- RECORDS PROVIDED:
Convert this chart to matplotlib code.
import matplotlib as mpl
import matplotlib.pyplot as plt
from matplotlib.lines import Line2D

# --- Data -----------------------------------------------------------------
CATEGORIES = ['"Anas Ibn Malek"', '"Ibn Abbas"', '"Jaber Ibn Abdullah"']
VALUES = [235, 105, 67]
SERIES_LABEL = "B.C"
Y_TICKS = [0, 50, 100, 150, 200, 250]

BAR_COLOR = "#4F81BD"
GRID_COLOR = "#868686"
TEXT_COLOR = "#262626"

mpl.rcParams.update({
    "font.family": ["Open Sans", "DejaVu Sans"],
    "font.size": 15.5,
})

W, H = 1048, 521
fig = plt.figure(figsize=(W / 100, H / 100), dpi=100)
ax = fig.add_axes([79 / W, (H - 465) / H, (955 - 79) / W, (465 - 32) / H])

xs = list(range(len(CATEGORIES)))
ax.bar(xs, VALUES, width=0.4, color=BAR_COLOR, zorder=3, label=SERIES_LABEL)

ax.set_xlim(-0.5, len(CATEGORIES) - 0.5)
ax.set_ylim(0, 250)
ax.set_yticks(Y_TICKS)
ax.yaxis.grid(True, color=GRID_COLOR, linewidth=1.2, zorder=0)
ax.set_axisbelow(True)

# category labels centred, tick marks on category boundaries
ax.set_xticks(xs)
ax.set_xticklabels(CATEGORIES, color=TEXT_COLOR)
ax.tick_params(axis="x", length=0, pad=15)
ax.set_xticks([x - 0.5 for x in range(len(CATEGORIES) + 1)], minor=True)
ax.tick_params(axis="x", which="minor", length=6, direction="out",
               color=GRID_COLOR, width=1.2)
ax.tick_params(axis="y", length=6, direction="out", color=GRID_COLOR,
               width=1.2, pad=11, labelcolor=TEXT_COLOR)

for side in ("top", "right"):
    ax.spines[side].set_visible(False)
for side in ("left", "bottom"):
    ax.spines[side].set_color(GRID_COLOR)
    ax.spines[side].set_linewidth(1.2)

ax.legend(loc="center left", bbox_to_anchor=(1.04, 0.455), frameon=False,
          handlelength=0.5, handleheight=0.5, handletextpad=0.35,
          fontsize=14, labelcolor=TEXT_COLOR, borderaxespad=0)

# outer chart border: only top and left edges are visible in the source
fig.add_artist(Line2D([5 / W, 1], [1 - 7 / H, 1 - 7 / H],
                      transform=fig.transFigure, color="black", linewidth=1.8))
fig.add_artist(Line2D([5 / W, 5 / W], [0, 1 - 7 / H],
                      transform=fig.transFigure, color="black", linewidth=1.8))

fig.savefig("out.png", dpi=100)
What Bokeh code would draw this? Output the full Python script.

- DO THIS: Look at the material above and copy, word for word, its lines from the first through the one containing "ax.set_axisbelow(True)".

- EXPECTED OUTPUT:
Convert this chart to matplotlib code.
import matplotlib as mpl
import matplotlib.pyplot as plt
from matplotlib.lines import Line2D

# --- Data -----------------------------------------------------------------
CATEGORIES = ['"Anas Ibn Malek"', '"Ibn Abbas"', '"Jaber Ibn Abdullah"']
VALUES = [235, 105, 67]
SERIES_LABEL = "B.C"
Y_TICKS = [0, 50, 100, 150, 200, 250]

BAR_COLOR = "#4F81BD"
GRID_COLOR = "#868686"
TEXT_COLOR = "#262626"

mpl.rcParams.update({
    "font.family": ["Open Sans", "DejaVu Sans"],
    "font.size": 15.5,
})

W, H = 1048, 521
fig = plt.figure(figsize=(W / 100, H / 100), dpi=100)
ax = fig.add_axes([79 / W, (H - 465) / H, (955 - 79) / W, (465 - 32) / H])

xs = list(range(len(CATEGORIES)))
ax.bar(xs, VALUES, width=0.4, color=BAR_COLOR, zorder=3, label=SERIES_LABEL)

ax.set_xlim(-0.5, len(CATEGORIES) - 0.5)
ax.set_ylim(0, 250)
ax.set_yticks(Y_TICKS)
ax.yaxis.grid(True, color=GRID_COLOR, linewidth=1.2, zorder=0)
ax.set_axisbelow(True)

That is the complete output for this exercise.